On Monday, a new initiative called the Great Big Walk kicked off, with walkers heading across the UK in an effort to encourage people to connect with their communities and find out about some great community projects.
Comedian and writer Jo Brand, who completed her own 135-mile ‘Hell of a Walk’ for Sport Relief, chatted to the Sunday Post about the Great Big Walk and why it’s important to get to know your local community.
Jo said: “I was delighted to be asked to get involved through Comic Relief – having done my own walk that nearly killed me!”
“I feel very strongly that really, the vast majority of people want to do good things, and it’s just about knowing how to facilitate that locally.”
Jo said that although it can be difficult to find the time to participate in community projects, especially when you’re already juggling work and family life, there are a few small things you can do.
“It can be tricky because as Brits we’re all a bit restrained.
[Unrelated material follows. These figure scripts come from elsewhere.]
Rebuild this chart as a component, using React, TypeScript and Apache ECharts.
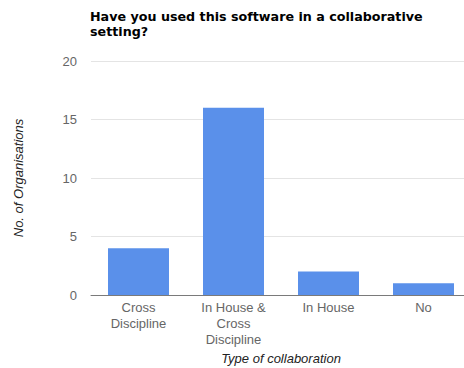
import React, { useEffect, useRef } from "react";
import * as echarts from "echarts";

const categories = ["Cross\nDiscipline", "In House &\nCross\nDiscipline", "In House", "No"];
const values = [4, 16, 2, 1];
const titleText = "Have you used this software in a collaborative\nsetting?";
const yName = "No. of Organisations";
const xName = "Type of collaboration";

export default function App() {
  const ref = useRef<HTMLDivElement>(null);
  useEffect(() => {
    const chart = echarts.init(ref.current!, null, { renderer: "svg" });
    chart.setOption({
      animation: false,
      backgroundColor: "#ffffff",
      title: {
        text: titleText,
        left: 85,
        top: 4,
        textStyle: {
          fontFamily: "DejaVu Sans, sans-serif",
          fontSize: 12.7,
          fontWeight: "bold",
          color: "#000000",
          lineHeight: 15,
        },
      },
      grid: {
        left: 91,
        width: 380,
        top: 61,
        height: 234,
        containLabel: false,
        outerBoundsMode: "none",
      },
      xAxis: {
        type: "category",
        data: categories,
        name: xName,
        nameLocation: "middle",
        nameGap: 56,
        nameTextStyle: {
          fontFamily: "Liberation Sans, Arial, sans-serif",
          fontSize: 13,
          fontStyle: "italic",
          color: "#222222",
        },
        axisLine: { lineStyle: { color: "#7a7a7a", width: 1 } },
        axisTick: { show: false },
        axisLabel: {
          fontFamily: "Liberation Sans, Arial, sans-serif",
          fontSize: 13,
          color: "#666666",
          lineHeight: 16,
          margin: 4,
          interval: 0,
        },
      },
      yAxis: {
        type: "value",
        min: 0,
        max: 20,
        interval: 5,
        name: yName,
        nameLocation: "middle",
        nameGap: 66,
        nameTextStyle: {
          fontFamily: "Liberation Sans, Arial, sans-serif",
          fontSize: 13,
          fontStyle: "italic",
          color: "#222222",
        },
        axisLine: { show: false },
        axisTick: { show: false },
        axisLabel: {
          fontFamily: "Liberation Sans, Arial, sans-serif",
          fontSize: 13,
          color: "#666666",
          margin: 14,
        },
        splitLine: { lineStyle: { color: "#e4e4e4", width: 1 } },
      },
      series: [
        {
          type: "bar",
          data: values,
          barWidth: 61,
          itemStyle: { color: "#5a90ea" },
        },
      ],
    });
    return () => chart.dispose();
  }, []);
  return (
    <div
      ref={ref}
      style={{ position: "fixed", left: 0, top: 0, width: 464, height: 368 }}
    />
  );
}
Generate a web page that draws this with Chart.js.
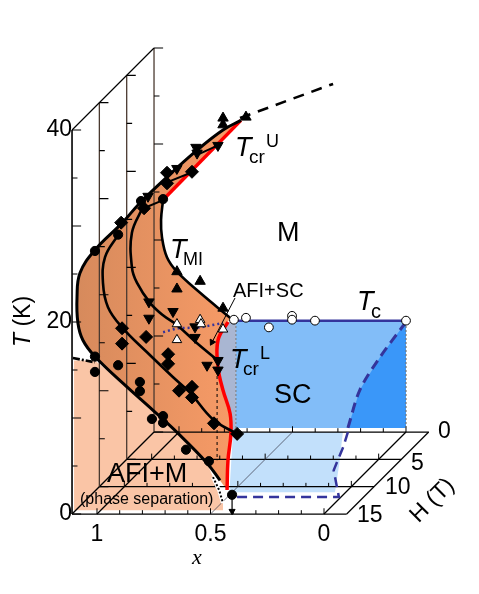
<!DOCTYPE html>
<html>
<head>
<meta charset="utf-8">
<style>
  body { margin: 0; background: #fff; }
  canvas { display: block; }
</style>
<script src="https://cdn.jsdelivr.net/npm/chart.js@4"></script>
</head>
<body>
<canvas id="myChart" width="479" height="594"></canvas>
<script>
// T_MI curves, one for each field plane
var curve15X = [0.366, 0.445, 0.559, 0.692, 0.811, 0.890, 1.009, 1.075, 1.088, 1.084, 1.062, 1.009, 0.885, 0.753, 0.643, 0.515, 0.458]
var curve15T = [41.0, 40.0, 37.9, 35.1, 32.4, 30.3, 27.5, 25.1, 22.6, 19.9, 18.1, 16.4, 13.6, 10.8, 8.4, 5.3, 3.5]
var curve10X = [1.028, 1.085, 1.094, 1.072, 1.010, 0.900, 0.785, 0.711, 0.609, 0.503]
var curve10T = [26.2, 23.9, 21.2, 18.7, 16.6, 14.0, 11.4, 9.8, 7.0, 5.5]
var curve5X = [1.038, 1.087, 1.087, 1.065, 1.007, 0.950, 0.889, 0.800, 0.708]
var curve5T = [26.3, 23.6, 20.0, 18.4, 16.3, 15.0, 14.0, 12.1, 10.3]
var curve0X = [1.07, 1.079, 1.075, 1.053, 1.009, 0.907, 0.775]
var curve0T = [24.2, 22.1, 20.3, 18.2, 16.7, 14.5, 11.9]

// measured points
var circleX = [1.009, 0.907, 0.806, 0.709, 1.009, 1.009, 0.907, 0.811, 0.811, 0.758, 0.709, 0.709, 0.608, 0.507, 0.405]
var circleT = [27.4, 29.1, 32.6, 32.8, 16.4, 14.8, 15.5, 13.75, 12.8, 9.9, 10.2, 9.5, 6.7, 5.5, 2.0]
var diamondX = [1.014, 0.913, 0.812, 0.812, 0.702, 1.01, 1.01, 0.904, 0.807, 0.807, 0.759, 0.702, 0.702, 0.605, 0.503]
var diamondT = [27.5, 29.0, 32.7, 31.6, 32.8, 16.5, 14.9, 15.6, 13.8, 12.8, 10.0, 10.4, 9.3, 6.6, 5.5]
var downX = [1.016, 0.889, 0.805, 0.800, 0.708, 1.012, 1.012, 0.906, 0.809, 0.809, 0.756, 0.708, 0.708]
var downT = [27.4, 30.3, 32.5, 31.9, 32.7, 16.4, 14.7, 15.4, 13.8, 12.7, 9.8, 10.3, 9.3]
var upX = [1.009, 1.009, 0.907, 0.806, 0.806, 0.806, 0.705]
var upT = [16.7, 14.9, 15.7, 12.9, 32.7, 32.0, 32.8]
var openTriX = [1.009, 1.009, 0.907, 0.903, 0.806]
var openTriT = [11.25, 9.6, 11.7, 11.25, 10.7]
var tcX = [0.758, 0.705, 0.604, 0.502, 0.502, 0.401, 0]
var tcT = [11.7, 11.9, 10.9, 12.1, 11.7, 11.6, 11.6]

// crossover lines
var redUpperX = [1.07, 0.366]
var redUpperH = [0, 15]
var redUpperT = [24.2, 41]
var redLowerX = [0.423, 0.467, 0.467, 0.445, 0.414, 0.410, 0.423, 0.427]
var redLowerT = [20.0, 18.1, 15.3, 12.9, 10.5, 8.4, 5.6, 2.5]
var dashTopX = [0.370, -0.04]
var dashTopT = [41.25, 44.8]
var connectX = [0.789, 0.709, NaN, 0.687, 0.581, NaN, 0.559, 0.467]
var connectT = [31.9, 32.7, NaN, 34.6, 35.6, NaN, 37.4, 38.4]
var dotTcX = [1.07, 1.009, 0.907, 0.806]
var dotTcT = [10.4, 10.8, 10.9, 11.35]

// superconducting boundary
var hcWallX = [0, 0.1145, 0.203, 0.256]
var hcWallT = [11.46, 7.8, 4.4, 0.42]
var hcFloorX = [0.256, 0.211, 0.15, 0.009, 0.476]
var hcFloorH = [0, 2.7, 7, 11.9, 11.9]
var floorBlueX = [0.762, 0.278, 0.15, 0.048, 0.513]
var floorBlueH = [0, 0, 6, 11, 11]
var scWallX = [0.749, 0, 0, 0.749]
var scWallT = [11.46, 11.46, 0.42, 0.42]

// phase separated region
var salmonX = [1.101, 1.101, 0.445, 0.445, 0.489, 0.515, 0.643, 0.753, 0.885, 1.009]
var salmonT = [16.0, 0.4, 0.4, 1.15, 3.85, 5.3, 8.4, 10.8, 13.6, 16.0]
var dotEdgeX = [0.489, 0.462, 0.445]
var dotEdgeT = [3.85, 2.5, 1.15]
var dashDotX = [1.106, 1.009]
var dashDotT = [16.25, 15.8]

// axes
var xTickLabels = [1, 0.5, 0]
var tTickLabels = [0, 20, 40]
var hPlanes = [0, 5, 10, 15]
var xEdges = [1.11, -0.10]
var xMarks = [1.0, 0.9, 0.8, 0.7, 0.6, 0.5, 0.4, 0.3, 0.2, 0.1, 0]
var tMarks = [0, 5, 10, 15, 20, 25, 30, 35, 40]

// oblique projection: one tesla moves a point along the floor diagonal
var shiftX = 0.02408
var shiftT = 0.5694

function proj(xs, ts, hs) {
    return xs.map(function (v, i) {
        var h = Array.isArray(hs) ? hs[i] : hs
        var t = Array.isArray(ts) ? ts[i] : ts
        return { x: v - (15 - h) * shiftX, y: t + (15 - h) * shiftT }
    })
}

var datasets = []

function add(data, opts) {
    var d = Object.assign({
        data: data,
        showLine: true,
        pointRadius: 0,
        borderColor: "#000",
        borderWidth: 1,
        tension: 0,
        order: 1000 - datasets.length
    }, opts)
    datasets.push(d)
}

function marks(data, style, radius, rotation, fill) {
    add(data, {
        showLine: false,
        pointStyle: style,
        pointRadius: radius,
        pointRotation: rotation,
        pointBackgroundColor: fill,
        pointBorderColor: "#000",
        pointBorderWidth: 1
    })
}

function polygon(data, color) {
    add(data, { fill: "shape", backgroundColor: color, borderWidth: 0, borderColor: "transparent" })
}

// filled areas
polygon(proj(salmonX, salmonT, 15), "#fac5a6")
polygon(proj(scWallX, scWallT, 0), "#82bdf8")
polygon(proj(hcWallX.concat([0]), hcWallT.concat([0.42]), 0), "#3a97f9")
polygon(proj(redLowerX.slice(0, 6).concat([0.388, 0.388]), redLowerT.slice(0, 6).concat([8.96, 20]), 15), "#a9b6d2")
polygon(proj(floorBlueX, 0, floorBlueH), "#c2e0fb")

var orangeX = proj(curve15X, curve15T, 15)
    .concat(proj(redLowerX.slice().reverse(), redLowerT.slice().reverse(), 15))
    .concat(proj(curve0X.slice().reverse(), curve0T.slice().reverse(), 0))
polygon(orangeX, function (ctx) {
    var s = ctx.chart.scales.x
    var a = s.getPixelForValue(1.09)
    var b = s.getPixelForValue(0.42)
    if (!isFinite(a) || !isFinite(b)) {
        return "#e8925f"
    }
    var g = ctx.chart.ctx.createLinearGradient(a, 0, b, 0)
    g.addColorStop(0, "#d68a5c")
    g.addColorStop(1, "#f69a66")
    return g
})

// floor grid and back walls
var floorTicks = []
hPlanes.forEach(function (h) {
    add(proj(xEdges, [0, 0], h), { borderWidth: 1.3 })
    xMarks.forEach(function (v) {
        var len = (v === 0.5 || v === 0 || v === 1) ? 0.6 : 0.4
        floorTicks = floorTicks.concat(proj([v, v, NaN], [0, len, NaN], h))
    })
})
add(floorTicks, { borderWidth: 1 })
xEdges.concat([1, 0]).forEach(function (v) {
    add(proj([v, v], [0, 0], [0, 15]), { borderWidth: 1.3 })
})
add(proj([0.5, 0.5], [0, 0], [0, 15]), { borderWidth: 0.7, borderColor: "#334" })

var wallTicks = []
hPlanes.forEach(function (h) {
    add(proj([xEdges[0], xEdges[0]], [0, 40], h), {
        borderWidth: h === 15 ? 1.6 : 1.3,
        borderColor: h === 15 ? "#000" : "#4a3a30"
    })
    tMarks.forEach(function (t) {
        var len = t % 10 === 0 ? 0.04 : 0.024
        wallTicks = wallTicks.concat(proj([xEdges[0], xEdges[0] - len, NaN], [t, t, NaN], h))
    })
})
add(wallTicks, { borderWidth: 1.1 })
add(proj([xEdges[0], xEdges[0]], [40, 40], [15, 0]), { borderWidth: 1.1 })

// thin guide lines
add(proj([0.388, 0.388], [20, 8.96], 15), { borderColor: "#777", borderDash: [2, 2] })
add(proj([0, 0], [11.46, 0.42], 0), { borderColor: "#777", borderDash: [2, 2], borderWidth: 1.2 })
add(proj([0.471, 0.471], [15, 5.6], 15), { borderDash: [3, 3] })

// superconducting lines
add(proj([0.775, 0], [11.6, 11.6], 0), { borderColor: "#34349c", borderWidth: 2.5 })
add(proj(hcWallX, hcWallT, 0), { borderColor: "#34349c", borderWidth: 3, borderDash: [10, 6], tension: 0.3 })
add(proj(hcFloorX, 0, hcFloorH), { borderColor: "#34349c", borderWidth: 2.5, borderDash: [10, 6] })
add(proj(dotTcX, dotTcT, 0), { borderColor: "#34349c", borderWidth: 2.5, borderDash: [2, 3] })

// crossover lines in red
add(proj(redUpperX, redUpperT, redUpperH), { borderColor: "#f00", borderWidth: 3.5 })
add(proj(redLowerX, redLowerT, 15), { borderColor: "#f00", borderWidth: 3.5, tension: 0.4 })

// T_MI curves
add(proj(curve10X, curve10T, 10), { borderWidth: 2.6, tension: 0.4 })
add(proj(curve5X, curve5T, 5), { borderWidth: 2.6, tension: 0.4 })
add(proj(curve0X, curve0T, 0), { borderWidth: 2.6, tension: 0.4 })
add(proj(curve15X, curve15T, 15), { borderWidth: 3, tension: 0.4 })
add(proj(connectX, connectT, 15), { borderWidth: 2 })
add(proj(dashTopX, dashTopT, 15), { borderWidth: 2.6, borderDash: [11, 8] })
add(proj(dashDotX, dashDotT, 15), { borderWidth: 2.6, borderDash: [7, 2, 2, 2] })
add(proj(dotEdgeX, dotEdgeT, 15), { borderColor: "#fff", borderWidth: 4 })
add(proj(dotEdgeX, dotEdgeT, 15), { borderWidth: 2, borderDash: [2, 2] })

// arrows
add(proj([0.392, 0.493], [22.5, 17.9], 15), { borderWidth: 1 })
marks(proj([0.493], [17.9], 15), "triangle", 3.5, 208, "#000")
add(proj([0.405, 0.405], [2.0, 0.2], 15), { borderWidth: 1.2 })
marks(proj([0.405], [0.3], 15), "triangle", 3.5, 180, "#000")

// data points
marks(proj(circleX, circleT, 15), "circle", 4.6, 0, "#000")
marks(proj(diamondX, diamondT, 10), "rectRot", 6.5, 0, "#000")
marks(proj(downX, downT, 5), "triangle", 6, 180, "#000")
marks(proj(upX, upT, 0), "triangle", 6, 0, "#000")
marks(proj(openTriX, openTriT, 0), "triangle", 5.5, 0, "#fff")
marks(proj(tcX, tcT, 0), "circle", 4.4, 0, "#fff")

var SANS = "'Liberation Sans'"

function put(c, text, x, y, size, style) {
    c.font = (style || "") + " " + size + "px " + SANS
    c.fillText(text, x, y)
}

var labelPlugin = {
    id: "labels",
    afterDatasetsDraw: function (chart) {
        var c = chart.ctx
        c.save()
        c.fillStyle = "#000"
        c.textAlign = "left"
        c.textBaseline = "alphabetic"

        put(c, "T", 235, 156, 27, "italic")
        put(c, "cr", 249, 163, 19)
        put(c, "U", 266, 147, 18)
        put(c, "T", 170, 258, 27, "italic")
        put(c, "MI", 183, 265, 18)
        put(c, "T", 230, 368, 27, "italic")
        put(c, "cr", 243, 375, 19)
        put(c, "L", 260, 359, 18)
        put(c, "T", 357, 310, 27, "italic")
        put(c, "c", 371, 318, 20)
        put(c, "M", 277, 241, 27)
        put(c, "SC", 274, 403, 27)
        put(c, "AFI+SC", 233, 297, 20)
        put(c, "AFI+M", 107, 482, 27)
        put(c, "(phase separation)", 80, 504, 16)

        c.font = "italic 22px 'Liberation Serif'"
        c.fillText("x", 192, 564)

        c.font = "23px " + SANS
        var hLabelX = [438, 411, 385, 357]
        var hLabelY = [438, 470, 494, 522]
        hPlanes.forEach(function (h, i) {
            c.fillText(String(h), hLabelX[i], hLabelY[i])
        })

        c.save()
        c.translate(437, 505)
        c.rotate(-Math.PI / 4)
        c.textAlign = "center"
        c.font = "23px " + SANS
        c.fillText("H (T)", 0, 0)
        c.restore()

        c.save()
        c.translate(30, 347)
        c.rotate(-Math.PI / 2)
        put(c, "T", 0, 0, 23, "italic")
        put(c, " (K)", 14, 0, 23)
        c.restore()

        c.restore()
    }
}

Chart.defaults.font.family = SANS

var chart = new Chart("myChart", {
    type: "scatter",
    data: { datasets: datasets },
    plugins: [labelPlugin],
    options: {
        responsive: false,
        animation: false,
        events: [],
        layout: { padding: 0, autoPadding: false },
        plugins: {
            legend: { display: false },
            tooltip: { enabled: false }
        },
        scales: {
            x: {
                type: "linear",
                reverse: true,
                min: -0.6828,
                max: 1.4273,
                position: { y: 0 },
                grid: { display: false },
                border: { display: false },
                afterBuildTicks: function (s) {
                    s.ticks = xTickLabels.map(function (v) { return { value: v } })
                },
                ticks: {
                    color: "#000",
                    font: { size: 23 },
                    padding: -1,
                    maxRotation: 0,
                    autoSkip: false,
                    callback: function (v) { return String(v) }
                }
            },
            y: {
                type: "linear",
                min: -8.33,
                max: 53.54,
                position: { x: 1.11 },
                grid: { display: false },
                border: { display: false },
                afterBuildTicks: function (s) {
                    s.ticks = tTickLabels.map(function (v) { return { value: v } })
                },
                ticks: {
                    color: "#000",
                    font: { size: 23 },
                    // also cancels the space the axis would keep above and below the plot
                    padding: -14,
                    autoSkip: false,
                    callback: function (v) { return String(v) }
                }
            }
        }
    }
});
</script>
</body>
</html>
Find a way of approaching someone involved in your community like your MP or someone from your church and let them know you’d like to help.”
Jo is keen to tackle the issue of loneliness and social isolation, and said if you’d like to reach out to your neighbours or are worried about someone in your community you could ‘post a note through the door saying ‘let’s all go for coffee.”
As for her own local area, Jo said she thinks London’s reputation as an unfriendly city is unfair.
“It’s a myth, London being unfriendly, really it’s like a series of connected villages and towns and you do get know a lot of people from going to the shops or the pub or church.”
After completing her own charity challenge, Jo has some sage words of advice for the Great Big walkers.
She joked: “Have a cold bath every night… It’s so dreadful it makes walking the next day seem more appealing!”
“It’s about the mind rather than the physical – keep in mind why you’re doing it and it’ll get you through.”
The end of the walks will mark the first anniversary of the death of MP Jo Cox, and Jo Brand told us she thought it was incredibly important to honour Ms Cox’s family after the ‘tragic catastrophe’ of her death, and to continue Jo’s mission to bring people together and connect communities.